Wednesday, June 16, 2010

1 month

Yesterday Rowen turned one month. I have been meaning to write something everyday but I have so much going on in my head it's hard to find the words. What a crazy, busy, wonderful, stressful month it has been. How do you describe it?

Noah is having some "difficulties" adjusting to big brotherhood. He is wonderful and loving to Rowen, it's Mommy is he is taking it all out on. I spend my day's yelling at and then hugging and kissing Noah. I feel so horribly guilty when I have to yell at him but sometimes I just don't know what else to do. Where is my manuel on this one??? Aside from this our transition into parenthood of two has been very smooth, Rowen is a dream baby ( if only he would sleep more than 2.5 hours at night!) and we are loving every second of his sweet newborness...although maybe he is officially not a newborn as of yesterday?
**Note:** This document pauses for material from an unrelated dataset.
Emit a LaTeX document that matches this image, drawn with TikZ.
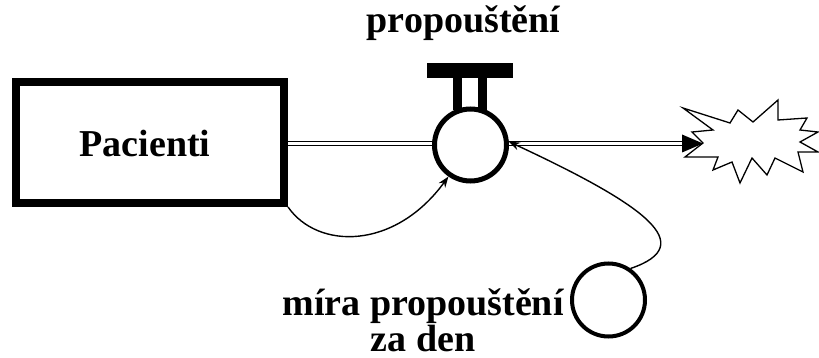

I am so overjoyed regarding how "easy" it's all been, it's what I hoped and wished and prayed for all of these months. I can not believe what a different parent I am to Rowen, I worry about a gazillion notches less, I am easy going and happy. I am an excited proud new mother. I have been thinking a lot in the past month of how I was cheated of all these feelings with Noah and it makes me sad. I am not angry. I am not bitter. Just sad. It's a bit of a selfish feeling especially since we are so lucky to have Noah be who he is today, but I still worry excessively about him and often wonder if that is how I will always be with him?

I am taking this motherhood of 2 (SONS!) thing day by day, doing the best I can and (trying) not to over think everything.